Car restraints for motor vehicle occupants are compulsory. Child car restraints greatly reduce the risk of a child being injured or killed in a car accident. Make sure you buy a restraint that is suitable for your child and your car, and that meets mandatory safety requirements.
About children's car restraints
Choosing the correct car restraint for your child and installing it correctly is important to ensure a proper level of safety.
Child car restraints are fitted in the car, either with existing adult seatbelts or with a lower anchorage attachment system instead of the seatbelt. They are generally suitable for children from birth up to around 10 years of age or with a shoulder height up to 530mm.
Choosing the correct style of restraint
Child car restraints were previously related to the mass (weight) of the child. However the size and mass of a child can vary significantly. The size of the child along with an approximate age recommendation is now used to inform consumer decisions on child car restraint purchase. In addition restraints that are attached by a low vehicle anchorage system (commonly known as ISOFIX) are now able to be used for certain types (A, B and D and combinations).
The style of restraint you should use is dependent on your child’s size, specifically their height at the shoulder. Shoulder height markings are provided on most types of restraints. A child’s age is also used as a guide to select and use the right restraint. There are up to nine categories or Types of child car restraint that can be used:
- Type A- rearward facing restraints: for infants with a supine length up to 70cm and 6 months of age; for infants with a supine length up to 80cm and 12 months of age; for infants up to 30 months of age; transverse restraints for infants with a supine length up to 70cm and 6 months of age.
- Type B- forward facing chair for children from approximately 6 months to 4 years of age.
- Type C- forward facing harness used in conjunction with a booster seat for children approximately 4 to 10 years of age; forward facing harness without chair for children approximately 7 to 10 years of age used just with the vehicle seat.
- Type D- rearward facing chair suitable for children approximately 6 months to 4 years of age.
- Type E- a booster seat used in conjunction with a lap-sash seat belt suitable for children approximately 4 to 8 years of age whose height is less than 128cm.
- Type F- a booster seat used in conjunction with a lap-sash seat belt suitable for children approximately 4 to 10 years of age whose height is less than 138cm.
- Type G- forward facing chair suitable for children approximately 6 months to 8 years of age.
- Type H- a converter used with a booster seat suitable for children approximately 4 to 7 years of age and/or used with a seatbelt without a booster seat for children approximately 7 to 10 years of age.
- Combination types of the above.
It is recommended that infants should be kept in their age and size appropriate restraint and generally advised that they should be kept in rearward facing restraints for as long as practical.
Risks and injuries
Child car restraints greatly reduce the risk of injury and death in a car accident.
When children are not properly restrained they are more likely to suffer serious injuries or die in car accidents.

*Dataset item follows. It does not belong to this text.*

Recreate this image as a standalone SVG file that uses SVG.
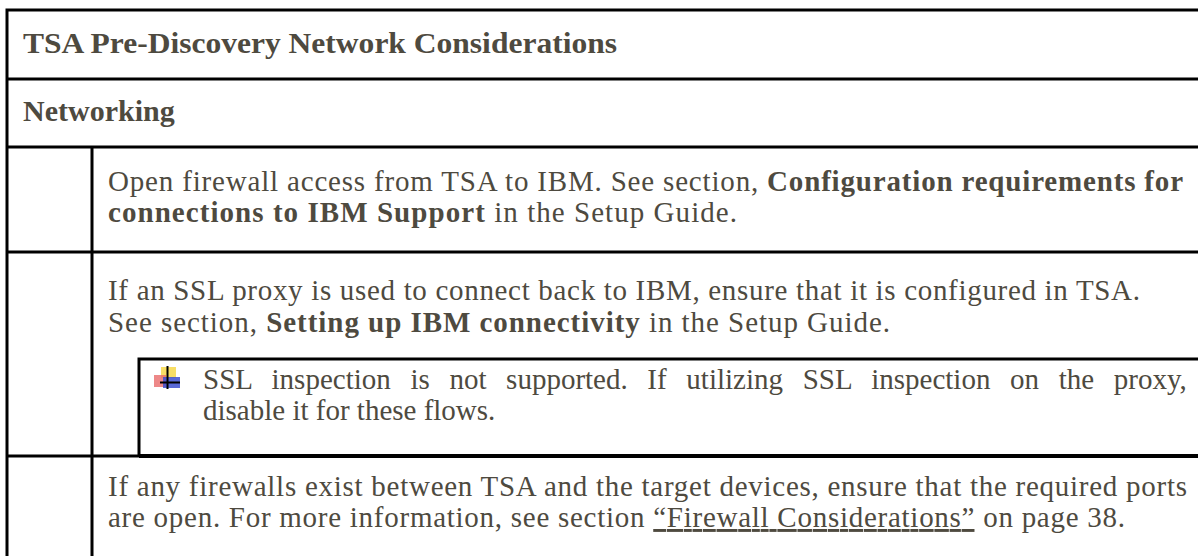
<svg xmlns="http://www.w3.org/2000/svg" width="1198" height="556" viewBox="0 0 1198 556">
<style>
.t{font-family:"Liberation Serif","Times New Roman",serif;font-size:29px;fill:#4e4a3f}
.h{font-family:"Liberation Serif","Times New Roman",serif;font-size:30px;font-weight:bold;fill:#4e4a3f}
.b{font-weight:bold}
.ln{stroke:#000;stroke-width:3;fill:none}
</style>
<rect width="1198" height="556" fill="#fff"/>
<g id="grid">
<path class="ln" d="M7 556V10H1198M7 79H1198M7 147H1198M7 252H1198M7 456H1198M92 147V556"/>
<path class="ln" d="M139 456V359H1198"/>
<path d="M139 456H1198" stroke="#000" stroke-width="4"/>
</g>
<g id="title">
<text class="h" x="23" y="53" textLength="594" lengthAdjust="spacingAndGlyphs">TSA Pre-Discovery Network Considerations</text>
</g>
<g id="networking">
<text class="h" x="23" y="121">Networking</text>
</g>
<g id="row1">
<text class="t" x="108" y="191" textLength="1075" lengthAdjust="spacing">Open firewall access from TSA to IBM. See section, <tspan class="b">Configuration requirements for</tspan></text>
<text class="t" x="108" y="222" textLength="629" lengthAdjust="spacing"><tspan class="b">connections to IBM Support</tspan> in the Setup Guide.</text>
</g>
<g id="row2">
<text class="t" x="108" y="300" textLength="1032" lengthAdjust="spacing">If an SSL proxy is used to connect back to IBM, ensure that it is configured in TSA.</text>
<text class="t" x="108" y="332" textLength="782" lengthAdjust="spacing">See section, <tspan class="b">Setting up IBM connectivity</tspan> in the Setup Guide.</text>
</g>
<g id="note">
<rect x="161" y="367" width="15" height="11" fill="#f7d84a" opacity="0.85"/>
<rect x="154" y="375" width="12" height="12" fill="#e86a6a" opacity="0.8"/>
<rect x="163" y="377" width="17" height="11" fill="#3c4fd0" opacity="0.85"/>
<path d="M167.5 366V389M160 382.5H180" stroke="#000" stroke-width="2"/>
<text class="t" x="203" y="389" word-spacing="12.4">SSL inspection is not supported. If utilizing SSL inspection on the proxy,</text>
<text class="t" x="203" y="420">disable it for these flows.</text>
</g>
<g id="row3">
<text class="t" x="108" y="496" textLength="1079" lengthAdjust="spacing">If any firewalls exist between TSA and the target devices, ensure that the required ports</text>
<text class="t" x="108" y="527" textLength="1017" lengthAdjust="spacing">are open. For more information, see section <tspan text-decoration="underline">“Firewall Considerations”</tspan> on page 38.</text>
</g>
</svg>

Using adult seatbelts too early, incorrectly and using lap-only seatbelts increase a child’s risk of injury or death.
- Be careful when buying online, especially from individual sellers or suppliers based overseas. You should check that your child car restraints and booster cushions:
- meet mandatory Australian safety requirements
- are allowed to be used under the road rules in your state or territory. Each state and territory has rules for the types of child car restraints that are allowed to be used in motor vehicles – check with your local road authority for more information.
- Look for a label or information that says the child car restraint complies with either the 2004, 2010 or 2013 version of the Australian Standard AS/NZS 1754. If there isn’t one, or you are not sure, do not buy it.
- Make sure the restraint is suitable for your type of car and your child's size or age.
- If the child car restraint is second-hand, check that it is in good condition. Do not buy or use a second-hand restraint if it is showing signs of wear such as cracks, frayed straps or broken buckles, or if it has been in an accident, even if it looks fine.
- Do not use restraints that are more than 10 years old as they lose their reliability and may not give a child enough protection in an accident.
- Follow the manufacturer’s instructions. If you don’t have fitting instructions or they are hard to understand, contact the manufacturer or an authorised safety restraint fitting station. Some specialist retailers offer an installation service and organisations that hire out restraints normally provide a fitting and/or adjustment service.
- Make sure the child car restraint is properly fitted and adjusted. The restraint or harness should fit snugly with no slack and should not be twisted.
- Install the restraint in the rear seat of the car. Booster seats can be used in the front passenger seat only under certain circumstances.
- If you decide to install a rearward facing restraint in a position where an airbag is fitted, first check with the car manufacturer that it is safe to do so.
- Use the restraint properly for every trip, even when driving at low speeds or on short trips, or when the car is stationary. Car accidents can happen at any time.
- Do not wrap your child in blankets or other swaddling before putting them in the restraint. This could reduce the restraint's ability to save your child in an accident.
- Avoid adding accessories and attachments, like head supports or restraints, to your baby's car seat as they can become dangerous.
- Check the fit of the restraint at frequent intervals. It may have become loose during frequent use.